Arkansas Democrat-Gazette

A shooting’s back story

- JESSICA SCHLADEBEC­K

Jarrod Ramos legally bought his pump-action shotgun within the last 18 months, police said, despite a years-long history of threatenin­g behavior, including against the Annapolis newspaper at the center of a deadly shooting Thursday afternoon.

Ramos, 38, from Laurel, Md., allegedly stormed the Capital Gazette newsroom just before 3 p.m. and opened fire, killing five people and injuring several more.

“We know what happened,” Anne Arundel County Police Chief Timothy Altomare told CBS Friday morning. “We’re still working on a lot of the whys.”
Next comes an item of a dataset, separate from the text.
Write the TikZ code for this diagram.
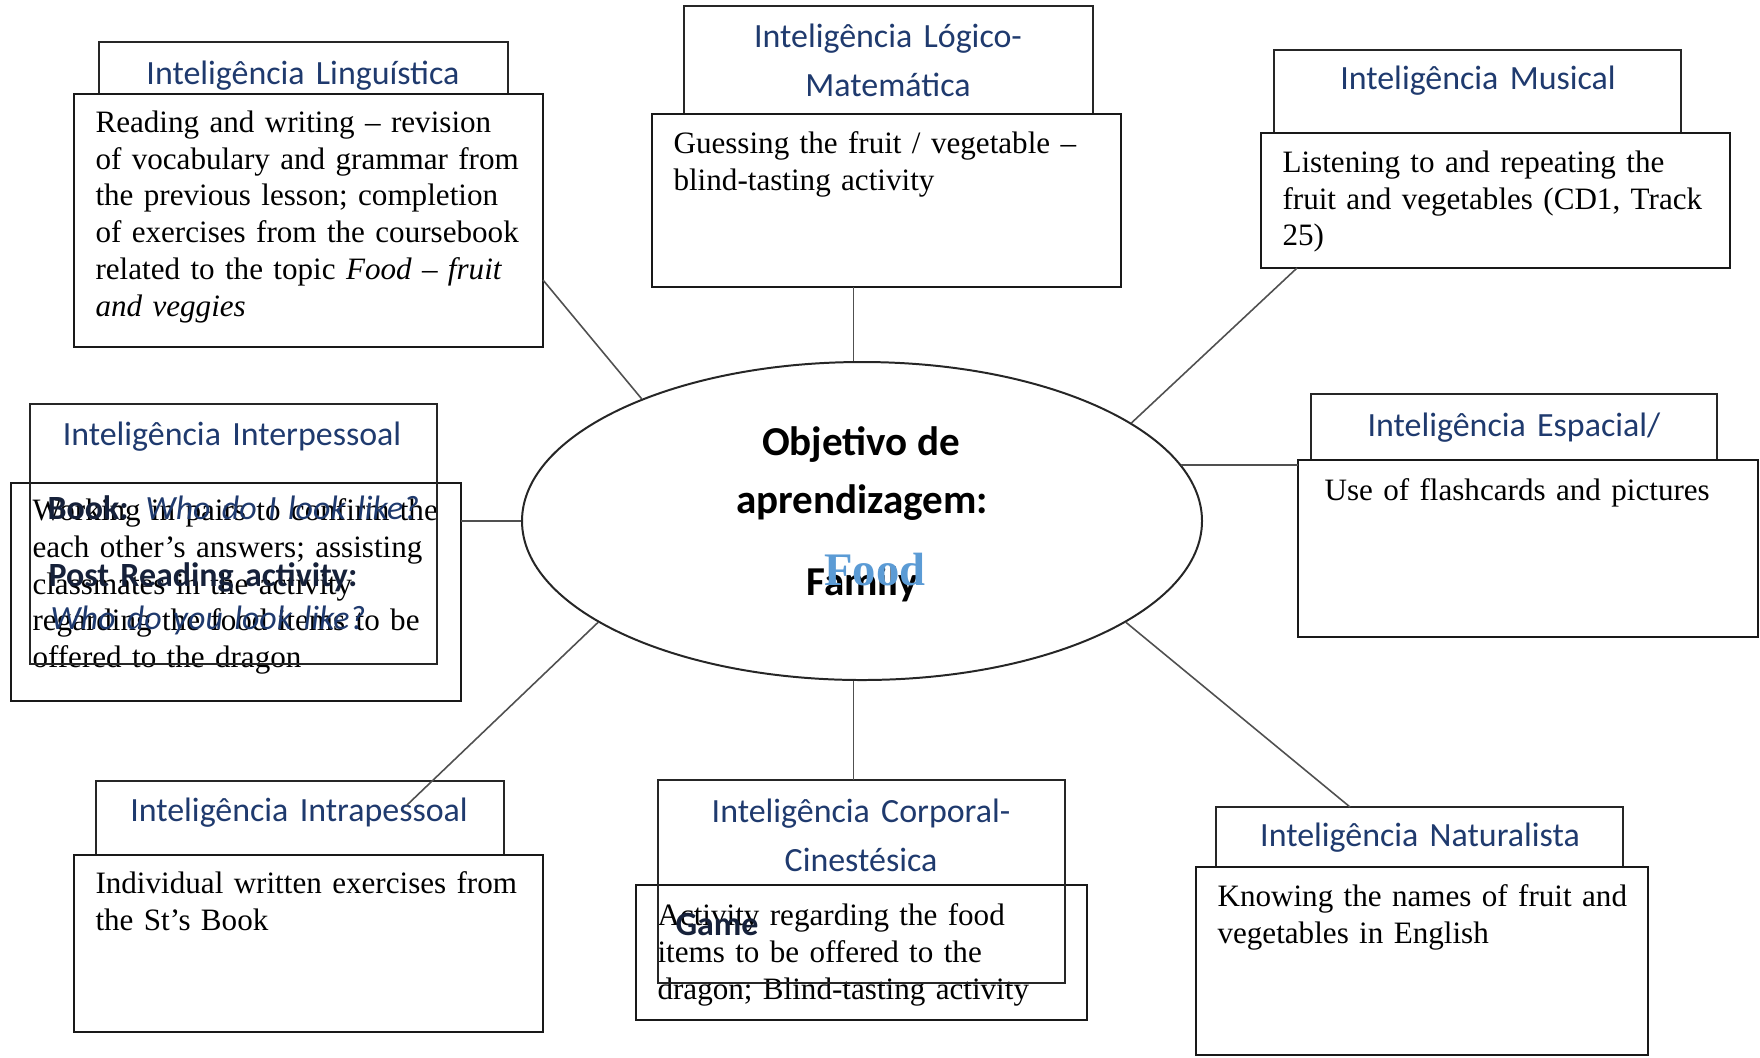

Investigat­ors executed search warrants at the suspect’s home. They found “some evidence that shows origins of a plan” and “continuati­on of thought,” Altomare said, but they did not “find any real motivator.”

Ramos appeared to harbor a deep resentment for the paper, which featured a 2011 story that covered a criminal harassment charge against him. In July 2012, Ramos filed a defamation lawsuit against former columnist Eric Hartley and then-editor Thomas Marquardt, which was later dismissed.

“I for one received what I considered to be a death threat,” Marquardt told CBS News. “I feared for my life, I feared for my family’s life and I feared for my staff’s life.”

The former Gazette editor said he went to police at the time, but was told nothing could be done. A Twitter account believed to be Ramos’ regularly commented on Anne Arundel County news and referenced the 2015 shooting at the French newspaper Charlie Hebdo. That account had been dormant since January 2016, but just minutes before the shooting, a new tweet was posted: “F*** you, leave me alone.”